= Work to be completed =
Without the pictures, output the lines of the material from the very first through the one that holds "ctx.strokeRect(a.left, a.top, a.right".

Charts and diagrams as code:
----------

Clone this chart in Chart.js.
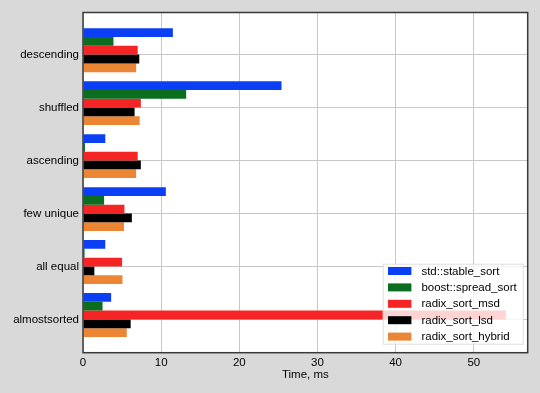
<!DOCTYPE html>
<html>
<head>
<meta charset="utf-8">
<script src="https://cdn.jsdelivr.net/npm/chart.js@4/dist/chart.umd.min.js"></script>
<style>
  html, body { margin: 0; padding: 0; background: #d9d9d9; }
  #wrap { width: 540px; height: 393px; }
</style>
</head>
<body>
<div id="wrap"><canvas id="chart"></canvas></div>
<script>
/* categories, top to bottom */
const categories = ["descending", "shuffled", "ascending", "few unique", "all equal", "almostsorted"];
const xTicks = [0, 10, 20, 30, 40, 50];

/* Time, ms per sort */
const stableSort = [11.5, 25.4, 2.85, 10.6, 2.85, 3.6];
const spreadSort = [3.9, 13.2, 0.25, 2.7, 0.2, 2.5];
const radixMsd = [7.0, 7.4, 7.0, 5.3, 5.0, 54.1];
const radixLsd = [7.2, 6.6, 7.4, 6.25, 1.45, 6.1];
const radixHybrid = [6.8, 7.25, 6.8, 5.25, 5.05, 5.6];

const seriesNames = ["std::stable_sort", "boost::spread_sort", "radix_sort_msd", "radix_sort_lsd", "radix_sort_hybrid"];
const seriesColors = ["#0a3ff5", "#0b6e1e", "#f52525", "#000000", "#ec8534"];
const seriesValues = [stableSort, spreadSort, radixMsd, radixLsd, radixHybrid];

const FONT = "'Liberation Sans', Arial, sans-serif";
const tickShift = 0.083; // category ticks sit between 3rd and 4th bar

const datasets = seriesValues.map((vals, k) => ({
  label: seriesNames[k],
  backgroundColor: seriesColors[k],
  borderWidth: 0,
  categoryPercentage: 0.829,
  barPercentage: 1,
  data: vals.map((v, i) => ({ x: v, y: i })),
}));

/* white plot background */
const plotBg = {
  id: "plotBg",
  beforeDraw(chart) {
    const { ctx, chartArea: a } = chart;
    ctx.save();
    ctx.fillStyle = "#fff";
    ctx.fillRect(a.left, a.top, a.right - a.left, a.bottom - a.top);
    ctx.restore();
  },
};

/* frame around plot + legend box inside the plot */
const framePlugin = {
  id: "frameAndLegend",
  afterDatasetsDraw(chart) {
    const { ctx, chartArea: a } = chart;
    ctx.save();
    ctx.strokeStyle = "#3a3a3a";
    ctx.lineWidth = 1.5;
    ctx.strokeRect(a.left, a.top, a.right - a.left, a.bottom - a.top);

    // legend
    const bx = a.right - 145, by = a.bottom - 89, bw = 141, bh = 81;
    ctx.fillStyle = "rgba(255,255,255,0.8)";
    ctx.fillRect(bx, by, bw, bh);
    ctx.strokeStyle = "rgba(200,200,200,0.6)";
    ctx.lineWidth = 1;
    ctx.strokeRect(bx + 0.5, by + 0.5, bw - 1, bh - 1);
    ctx.font = "11.5px " + FONT;
    ctx.textBaseline = "middle";
    ctx.textAlign = "left";
    chart.data.datasets.forEach((ds, k) => {
      const cy = by + 7.3 + k * 16.4;
      ctx.fillStyle = ds.backgroundColor;
      ctx.fillRect(bx + 5.3, cy - 4, 23.4, 8);
      ctx.fillStyle = "#000";
      ctx.fillText(ds.label, bx + 38.7, cy + 0.5);
    });
    ctx.restore();
  },
};

new Chart(document.getElementById("chart"), {
  type: "bar",
  data: { datasets },
  options: {
    indexAxis: "y",
    responsive: true,
    maintainAspectRatio: false,
    animation: false,
    layout: { padding: { top: 12.5, right: 12.3, left: 0, bottom: 0 } },
    scales: {
      x: {
        type: "linear",
        min: 0,
        max: 56.9,
        afterBuildTicks: (axis) => { axis.ticks = xTicks.map((v) => ({ value: v })); },
        afterFit: (axis) => { axis.height = 40.3; },
        grid: { color: "#c8c8c8", lineWidth: 1, drawTicks: false },
        border: { display: false },
        ticks: { color: "#000", padding: 3, font: { family: FONT, size: 11.5 } },
        title: {
          display: true,
          text: "Time, ms",
          color: "#000",
          font: { family: FONT, size: 11.5 },
          padding: { top: 0, bottom: 11 },
        },
      },
      y: {
        type: "linear",
        reverse: true,
        offset: false,
        min: -0.712,
        max: categories.length - 1 + 0.712,
        afterBuildTicks: (axis) => {
          axis.ticks = categories.map((c, i) => ({ value: i + tickShift }));
        },
        afterFit: (axis) => { axis.width = 83; },
        grid: { color: "#c8c8c8", lineWidth: 1, drawTicks: false, offset: false },
        border: { display: false },
        ticks: {
          color: "#000",
          padding: 4,
          font: { family: FONT, size: 11.5 },
          callback: (v) => categories[Math.round(v - tickShift)],
        },
      },
    },
    plugins: {
      legend: { display: false },
      tooltip: { enabled: false },
    },
  },
  plugins: [plotBg, framePlugin],
});
</script>
</body>
</html>
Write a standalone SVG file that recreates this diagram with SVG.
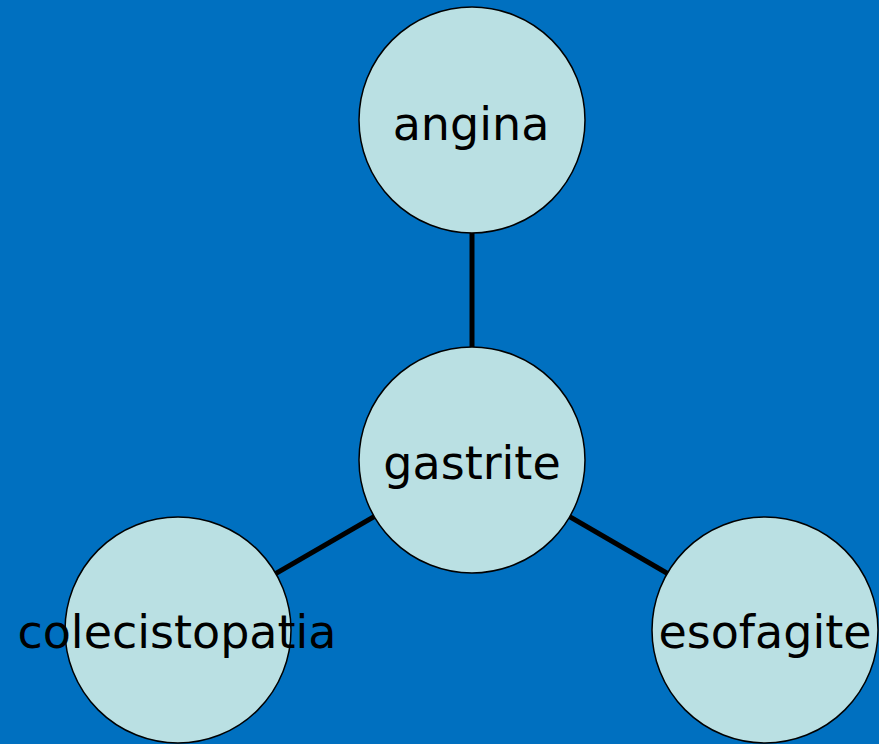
<svg xmlns="http://www.w3.org/2000/svg" width="879" height="744" viewBox="0 0 879 744">
<style>
.node{fill:#BAE0E3;stroke:#000;stroke-width:1.5}
.lbl{font-family:"DejaVu Sans",sans-serif;font-size:46px;fill:#000;text-anchor:middle}
.edge{stroke:#000;stroke-width:5;fill:none}
</style>
<rect width="879" height="744" fill="#0070C0"/>
<g id="connectors">
<line class="edge" x1="472" y1="120" x2="472" y2="460"/>
<line class="edge" x1="472" y1="460" x2="178" y2="630"/>
<line class="edge" x1="472" y1="460" x2="765" y2="630"/>
</g>
<g id="angina"><circle class="node" cx="472" cy="120" r="113"/><text class="lbl" x="471" y="140">angina</text></g>
<g id="gastrite"><circle class="node" cx="472" cy="460" r="113"/><text class="lbl" x="472" y="479">gastrite</text></g>
<g id="colecistopatia"><circle class="node" cx="178" cy="630" r="113"/><text class="lbl" x="177" y="648">colecistopatia</text></g>
<g id="esofagite"><circle class="node" cx="765" cy="630" r="113"/><text class="lbl" x="765" y="648">esofagite</text></g>
</svg>
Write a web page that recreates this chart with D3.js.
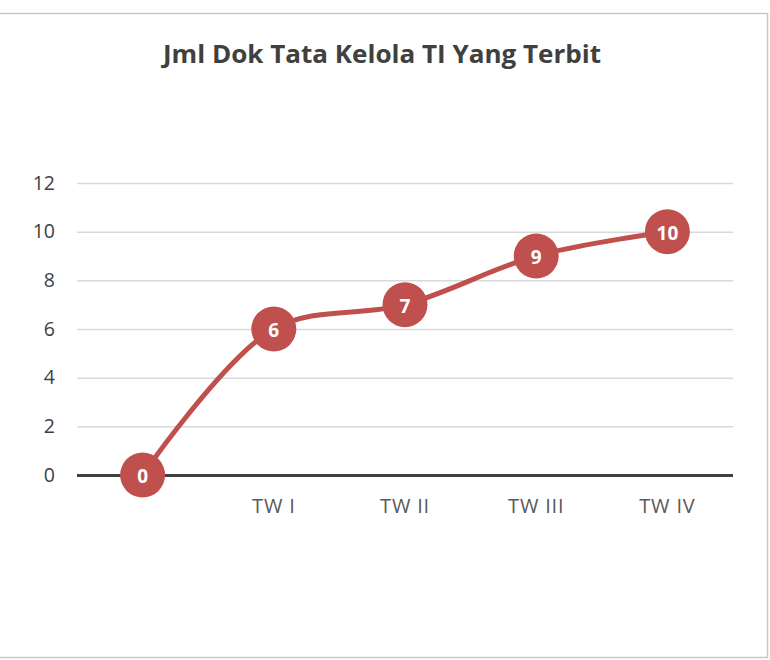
<!DOCTYPE html>
<html><head><meta charset="utf-8">
<script src="https://cdn.jsdelivr.net/npm/d3@7"></script>
<style>html,body{margin:0;padding:0;background:#fff;}svg{display:block;}</style>
</head><body>
<script>
const title = "Jml Dok Tata Kelola TI Yang Terbit";
const categories = ["", "TW I", "TW II", "TW III", "TW IV"];
const values = [0, 6, 7, 9, 10];
const yTicks = [0, 2, 4, 6, 8, 10, 12];

const W = 770, H = 660;
const svg = d3.select("body").append("svg").attr("width", W).attr("height", H);
svg.append("rect").attr("width", W).attr("height", H).attr("fill", "#fff");
// frame
svg.append("path").attr("d", `M0,13.5H767.5V657.5H0`).attr("fill", "none").attr("stroke", "#c8c8c8").attr("stroke-width", 1.5);

const x = d3.scaleBand().domain(d3.range(categories.length)).range([77, 733]);
const y = d3.scaleLinear().domain([0, 12]).range([475, 183]);
const font = "'Open Sans', 'Noto Sans', sans-serif";

svg.append("text").attr("x", 382).attr("y", 63).attr("text-anchor", "middle")
  .attr("font-family", font).attr("font-weight", "bold").attr("font-size", 25.5)
  .attr("fill", "#404040").attr("textLength", 438).attr("lengthAdjust", "spacingAndGlyphs").text(title);

const yAxis = d3.axisLeft(y).tickValues(yTicks).tickSize(-(733 - 77)).tickPadding(22);
const gy = svg.append("g").attr("transform", "translate(77,0)").call(yAxis);
gy.select(".domain").remove();
gy.selectAll(".tick line").attr("stroke", "#d9d9d9").attr("stroke-width", 1.5);
gy.selectAll(".tick text").attr("font-family", font).attr("font-size", 19.5).attr("fill", "#404040");
gy.selectAll(".tick").filter(d => d === 0).select("line").attr("stroke", "#404040").attr("stroke-width", 3);

const xAxis = d3.axisBottom(x).tickFormat(i => categories[i]).tickSize(0).tickPadding(24);
const gx = svg.append("g").attr("transform", "translate(0,475)").call(xAxis);
gx.select(".domain").remove();
gx.selectAll(".tick text").attr("font-family", font).attr("font-size", 20).attr("fill", "#595959")
  .attr("letter-spacing", 0.8);

const cx = i => x(i) + x.bandwidth() / 2;
const line = d3.line().x((d, i) => cx(i)).y(d => y(d)).curve(d3.curveCatmullRom.alpha(0.5));
svg.append("path").datum(values).attr("d", line).attr("fill", "none")
  .attr("stroke", "#c0504d").attr("stroke-width", 5).attr("stroke-linecap", "round");

const pts = svg.append("g").selectAll("g").data(values).join("g")
  .attr("transform", (d, i) => `translate(${cx(i)},${y(d)})`);
pts.append("circle").attr("r", 22.5).attr("fill", "#c0504d");
pts.append("text").attr("text-anchor", "middle").attr("dy", "0.44em")
  .attr("font-family", font).attr("font-weight", "bold").attr("font-size", 19)
  .attr("fill", "#fff").text(d => d);
</script>
</body></html>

----------

= Completed task =
Clone this chart in Chart.js.
<!DOCTYPE html>
<html>
<head>
<meta charset="utf-8">
<script src="https://cdn.jsdelivr.net/npm/chart.js@4/dist/chart.umd.min.js"></script>
<style>
  html, body { margin: 0; padding: 0; background: #d9d9d9; }
  #wrap { width: 540px; height: 393px; }
</style>
</head>
<body>
<div id="wrap"><canvas id="chart"></canvas></div>
<script>
/* categories, top to bottom */
const categories = ["descending", "shuffled", "ascending", "few unique", "all equal", "almostsorted"];
const xTicks = [0, 10, 20, 30, 40, 50];

/* Time, ms per sort */
const stableSort = [11.5, 25.4, 2.85, 10.6, 2.85, 3.6];
const spreadSort = [3.9, 13.2, 0.25, 2.7, 0.2, 2.5];
const radixMsd = [7.0, 7.4, 7.0, 5.3, 5.0, 54.1];
const radixLsd = [7.2, 6.6, 7.4, 6.25, 1.45, 6.1];
const radixHybrid = [6.8, 7.25, 6.8, 5.25, 5.05, 5.6];

const seriesNames = ["std::stable_sort", "boost::spread_sort", "radix_sort_msd", "radix_sort_lsd", "radix_sort_hybrid"];
const seriesColors = ["#0a3ff5", "#0b6e1e", "#f52525", "#000000", "#ec8534"];
const seriesValues = [stableSort, spreadSort, radixMsd, radixLsd, radixHybrid];

const FONT = "'Liberation Sans', Arial, sans-serif";
const tickShift = 0.083; // category ticks sit between 3rd and 4th bar

const datasets = seriesValues.map((vals, k) => ({
  label: seriesNames[k],
  backgroundColor: seriesColors[k],
  borderWidth: 0,
  categoryPercentage: 0.829,
  barPercentage: 1,
  data: vals.map((v, i) => ({ x: v, y: i })),
}));

/* white plot background */
const plotBg = {
  id: "plotBg",
  beforeDraw(chart) {
    const { ctx, chartArea: a } = chart;
    ctx.save();
    ctx.fillStyle = "#fff";
    ctx.fillRect(a.left, a.top, a.right - a.left, a.bottom - a.top);
    ctx.restore();
  },
};

/* frame around plot + legend box inside the plot */
const framePlugin = {
  id: "frameAndLegend",
  afterDatasetsDraw(chart) {
    const { ctx, chartArea: a } = chart;
    ctx.save();
    ctx.strokeStyle = "#3a3a3a";
    ctx.lineWidth = 1.5;
    ctx.strokeRect(a.left, a.top, a.right - a.left, a.bottom - a.top);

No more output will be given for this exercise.